Il ima­gine de cir­cons­crire les com­bats dans une zone sans dan­ger pour le reste des popu­la­tions, en ne ras­sem­blant que des guer­riers pres­sés d’en découdre et leurs armes. Il étend le choix de ces der­nières, pour­tant déjà immense, en fai­sant inter­ve­nir des pté­ro­dac­tyles bom­bar­diers qui lâchent des œufs de napalm, des rhino-artilleurs qui pro­jettent des cornes cau­sant d’énormes dégâts, des che­vaux élec­triques, des moi­neaux aux ailes cou­pantes comme des rasoirs… Les batailles totales, sans freins, sont détaillées, avec une touche apocalyptique.

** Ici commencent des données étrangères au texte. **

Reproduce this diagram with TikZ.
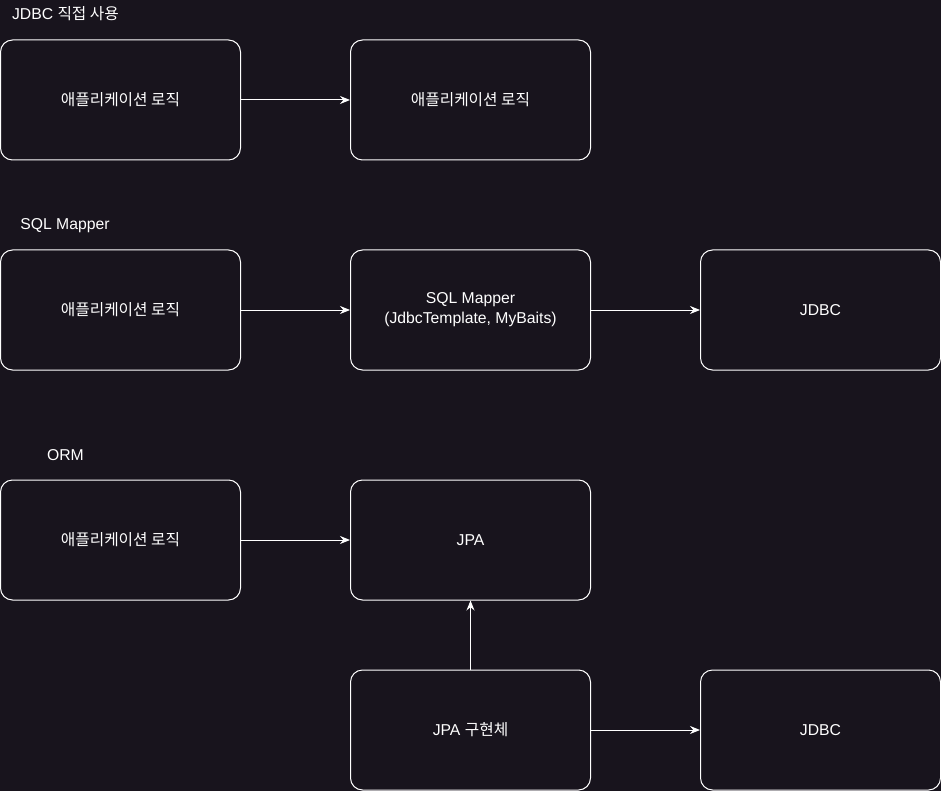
\documentclass[tikz,border=0pt]{standalone}
\usepackage{fontspec}
\setmainfont{Liberation Sans}
\newfontfamily\kr{Noto Sans CJK KR}
\usetikzlibrary{arrows.meta}
\definecolor{bgdark}{HTML}{18141D}
\begin{document}
\begin{tikzpicture}[x=0.75pt,y=-0.75pt,
  box/.style={draw=white,line width=0.75pt,rounded corners=9pt,minimum width=180pt,minimum height=90pt,text=white,align=center,font=\fontsize{11.8}{15}\selectfont},
  title/.style={text=white,font=\fontsize{11.8}{15}\selectfont},
  link/.style={draw=white,line width=0.75pt,-{Stealth[length=7.5pt,width=6pt,inset=2.5pt]}}]
  \fill[bgdark] (0,0) rectangle (941,791);
  % JDBC
  \node[title] (tJdbc) at (65.5,14) {JDBC {\kr 직접 사용}};
  \node[box] (appA) at (120.5,100) {\kr 애플리케이션 로직};
  \node[box] (appB) at (470.5,100) {\kr 애플리케이션 로직};
  \draw[link] (appA) -- (appB);
  % SQL Mapper
  \node[title] (tMapper) at (65,226) {SQL Mapper};
  \node[box] (appC) at (120.5,310) {\kr 애플리케이션 로직};
  \node[box] (mapper) at (470.5,310) {SQL Mapper\\(JdbcTemplate, MyBaits)};
  \node[box] (jdbcA) at (820.5,310) {JDBC};
  \draw[link] (appC) -- (mapper);
  \draw[link] (mapper) -- (jdbcA);
  % ORM
  \node[title] (tOrm) at (65.5,455) {ORM};
  \node[box] (appD) at (120.5,540) {\kr 애플리케이션 로직};
  \node[box] (jpa) at (470.5,540) {JPA};
  \node[box] (impl) at (470.5,730) {JPA {\kr 구현체}};
  \node[box] (jdbcB) at (820.5,730) {JDBC};
  \draw[link] (appD) -- (jpa);
  \draw[link] (impl) -- (jpa);
  \draw[link] (impl) -- (jdbcB);
  \useasboundingbox (0,0) rectangle (941,791);
\end{tikzpicture}
\end{document}
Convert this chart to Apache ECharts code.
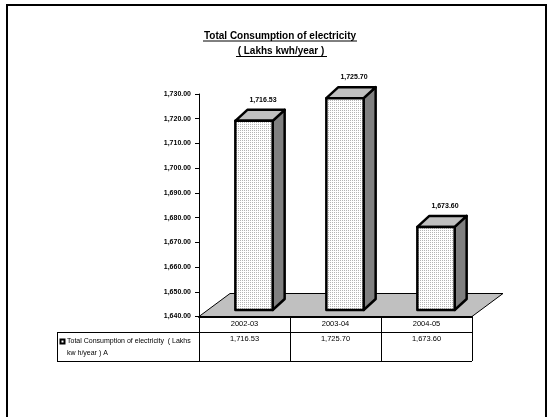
<!DOCTYPE html>
<html>
<head>
<meta charset="utf-8">
<script src="https://cdn.jsdelivr.net/npm/echarts@6/dist/echarts.min.js"></script>
<style>
  html, body { margin: 0; padding: 0; background: #fff; }
  #chart { width: 549px; height: 417px; }
</style>
</head>
<body>
<div id="chart"></div>
<script>
// Annual electricity consumption, lakhs kWh per year
const categories = ['2002-03', '2003-04', '2004-05'];
const consumption = [1716.53, 1725.70, 1673.60];
const seriesName = 'Total Consumption of electricity  ( Lakhs';
const seriesName2 = 'kw h/year ) A';
const titleLines = ['Total Consumption of electricity', '( Lakhs kwh/year )'];
const yMin = 1640, yMax = 1730, yStep = 10;

const FONT = '"Liberation Sans", Arial, sans-serif';
const fmt = v => v.toLocaleString('en-US', { minimumFractionDigits: 2, maximumFractionDigits: 2 });

// stippled fill for the column fronts
function stipple() {
  const c = document.createElement('canvas');
  c.width = 2; c.height = 2;
  const g = c.getContext('2d');
  g.fillStyle = '#ffffff'; g.fillRect(0, 0, 2, 2);
  g.fillStyle = '#b4b4b4'; g.fillRect(0, 0, 1, 1);
  return c;
}
const frontFill = { image: stipple(), repeat: 'repeat' };

// 3D offsets (pixels)
const DEPTH_X = 12, DEPTH_Y = -11;      // column depth
const FLOOR_X = 31, FLOOR_Y = -23;      // floor depth
const SHIFT_X = 9.5, SHIFT_Y = -6.5;    // column front plane inside the floor

const chart = echarts.init(document.getElementById('chart'), null, { renderer: 'canvas' });

const option = {
  animation: false,
  backgroundColor: '#fff',
  grid: { left: 199, right: 77, top: 94, bottom: 100.5 },
  xAxis: {
    type: 'category',
    data: categories,
    z: 5,
    axisLine: { show: true, lineStyle: { color: '#000', width: 2 } },
    axisTick: { show: true, length: 44.5, lineStyle: { color: '#000', width: 1 } },
    axisLabel: {
      margin: 0,
      color: '#000',
      fontFamily: FONT,
      formatter: (val, idx) => `{c|${val}}\n{v|${fmt(consumption[idx])}}`,
      rich: {
        c: { fontSize: 7.5, lineHeight: 15, fontFamily: FONT, color: '#000' },
        v: { fontSize: 7.5, lineHeight: 15, fontFamily: FONT, color: '#000' }
      }
    },
    splitLine: { show: false }
  },
  yAxis: {
    type: 'value',
    min: yMin, max: yMax, interval: yStep,
    axisLine: { show: true, lineStyle: { color: '#000', width: 1 } },
    axisTick: { show: true, length: 4, lineStyle: { color: '#000' } },
    axisLabel: {
      margin: 8, color: '#000', fontSize: 7, fontWeight: 'bold', fontFamily: FONT,
      formatter: v => fmt(v)
    },
    splitLine: { show: false }
  },
  graphic: [
    // page frame
    { type: 'line', shape: { x1: 6, y1: 5, x2: 547, y2: 5 }, style: { stroke: '#000', lineWidth: 2 } },
    { type: 'line', shape: { x1: 7, y1: 4, x2: 7, y2: 417 }, style: { stroke: '#000', lineWidth: 2 } },
    { type: 'line', shape: { x1: 546, y1: 4, x2: 546, y2: 417 }, style: { stroke: '#000', lineWidth: 2 } },
    // title
    { type: 'text', x: 280, y: 36, style: { text: titleLines[0], font: 'bold 10px ' + FONT, fill: '#000', align: 'center', verticalAlign: 'middle' } },
    { type: 'line', shape: { x1: 203, y1: 41, x2: 357, y2: 41 }, style: { stroke: '#000', lineWidth: 1 } },
    { type: 'text', x: 281, y: 51.5, style: { text: titleLines[1], font: 'bold 10px ' + FONT, fill: '#000', align: 'center', verticalAlign: 'middle' } },
    { type: 'line', shape: { x1: 236, y1: 56.5, x2: 327, y2: 56.5 }, style: { stroke: '#000', lineWidth: 1 } },
    // data table rules
    { type: 'line', shape: { x1: 57, y1: 332.5, x2: 472, y2: 332.5 }, style: { stroke: '#000', lineWidth: 1 } },
    { type: 'line', shape: { x1: 57, y1: 361.5, x2: 472, y2: 361.5 }, style: { stroke: '#000', lineWidth: 1 } },
    { type: 'line', shape: { x1: 57.5, y1: 332, x2: 57.5, y2: 362 }, style: { stroke: '#000', lineWidth: 1 } },
    // legend key and series name
    { type: 'rect', shape: { x: 59.5, y: 338.5, width: 6, height: 6 }, style: { fill: '#000' } },
    { type: 'rect', shape: { x: 61.5, y: 340.5, width: 2, height: 2 }, style: { fill: '#fff' } },
    { type: 'text', x: 67, y: 341.5, style: { text: seriesName, font: '7px ' + FONT, fill: '#000', verticalAlign: 'middle' } },
    { type: 'text', x: 67, y: 353, style: { text: seriesName2, font: '7px ' + FONT, fill: '#000', verticalAlign: 'middle' } }
  ],
  series: [
    {
      // floor plate
      type: 'custom',
      z: 1,
      silent: true,
      data: [[0, yMin]],
      encode: { x: 0, y: 1 },
      renderItem: (params) => {
        const cs = params.coordSys;
        const y0 = cs.y + cs.height, x0 = cs.x, x1 = cs.x + cs.width;
        return {
          type: 'polygon',
          shape: { points: [[x0, y0], [x0 + FLOOR_X, y0 + FLOOR_Y], [x1 + FLOOR_X, y0 + FLOOR_Y], [x1, y0]] },
          style: { fill: '#c0c0c0', stroke: '#000', lineWidth: 1 }
        };
      }
    },
    {
      // columns
      type: 'custom',
      z: 3,
      name: seriesName,
      data: consumption.map((v, i) => [i, v]),
      encode: { x: 0, y: 1 },
      renderItem: (params, api) => {
        const idx = api.value(0), v = api.value(1);
        const top = api.coord([idx, v]);
        const base = api.coord([idx, yMin]);
        const bw = api.size([1, 0])[0];
        const half = bw * 0.205;
        const cx = top[0] + SHIFT_X;
        const xa = cx - half, xb = cx + half;
        const ya = top[1] + SHIFT_Y, yb = base[1] + SHIFT_Y;
        const edge = { stroke: '#000', lineWidth: 2.5, lineJoin: 'round' };
        return {
          type: 'group',
          children: [
            { type: 'polygon', shape: { points: [[xb, ya], [xb + DEPTH_X, ya + DEPTH_Y], [xb + DEPTH_X, yb + DEPTH_Y], [xb, yb]] },
              style: Object.assign({ fill: '#808080' }, edge) },
            { type: 'polygon', shape: { points: [[xa, ya], [xa + DEPTH_X, ya + DEPTH_Y], [xb + DEPTH_X, ya + DEPTH_Y], [xb, ya]] },
              style: Object.assign({ fill: '#c0c0c0' }, edge) },
            { type: 'rect', shape: { x: xa, y: ya, width: xb - xa, height: yb - ya },
              style: Object.assign({ fill: frontFill }, edge) },
            { type: 'text', x: cx + 9, y: ya + DEPTH_Y - 10,
              style: { text: fmt(v), font: 'bold 7px ' + FONT, fill: '#000', align: 'center', verticalAlign: 'middle' } }
          ]
        };
      }
    }
  ]
};
chart.setOption(option);
</script>
</body>
</html>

Comme à son habi­tude, il explore la quasi-totalité des aspects de son uni­vers, jusqu’à prendre en compte, par exemple, le volet éco­no­mique. Il invente le mal, les contraintes, mais pro­pose le remède, les solu­tions. Il met en scène des com­mu­nau­tés aux fonc­tion­ne­ments impen­sables, pointe la pro­pen­sion de l’homme à s’instituer maître d’un groupe, à s’autoproclamer gou­rou et mettre en place un sys­tème qu’envieraient les pires dic­ta­tures. Sa connais­sance du corps et des organes humains, des fluides fabri­qués par l’organisme, des hor­mones secré­tés par les diverses glandes, lui per­met de se réga­ler à les faire évo­luer, pas­ser par des états dif­fé­rents pour les effets muta­gènes. Il ne se prive pas d’en énu­mé­rer les pos­si­bi­li­tés.
Serge Brus­solo pos­sède l’art délec­table de désa­cra­li­ser, de remettre à plat, dans un but uti­li­taire et tri­vial, ce qui est, a priori, incom­pré­hen­sible et donc… divi­nisé. Il expli­cite le côté pra­tique, le sens uti­li­taire de croyances qui appa­raissent extra­va­gantes. Il revient, avec deux reli­gieux par­ti­cu­liè­re­ment gra­ti­nés, sur les erre­ments des dogmes, la recherche éper­due du pou­voir tem­po­rel, les contra­dic­tions entre les dis­cours et les actes.

Cepen­dant, en fili­grane de cette débauche d’actions, de scènes science-fictionnesques et fan­tas­tiques, se des­sine une chro­nique douce-amère sur le temps qui passe trop vite, sur la fra­gi­lité des sou­ve­nirs, sur l’attachement à ses proches, sur la vieillesse, sur la mort, sur le deuil. L’auteur illustre, aussi, l’évolution de deux membres d’un couple, évo­lu­tion par­fois très dif­fé­rente qui conduit soit aux conces­sions, soit à la sépa­ra­tion. Il expose ces nou­velles orien­ta­tions socié­tales comme l’abolition des sen­ti­ments tels que le cha­grin, la néces­sité de se com­por­ter selon des modèles contraires à la nature humaine.
Avec ce roman, l’auteur signe un retour à cette lit­té­ra­ture qui, pas­sée au « creu­set brus­so­lien », est trans­mu­tée en un genre roma­nesque per­son­nel qui com­bine tous ceux de l’imaginaire, de l’Anticipation à la Science-Fiction en pas­sant par le Fan­tas­tique, et qui abou­tit à une caté­go­rie si par­ti­cu­lière qu’elle est, encore aujourd’hui, inimi­tée, voire inimitable.

serge per­raud

Serge Brus­solo, Fron­tière bar­bare, Folio SF, mars 2013, 432 p. – 7,50 €.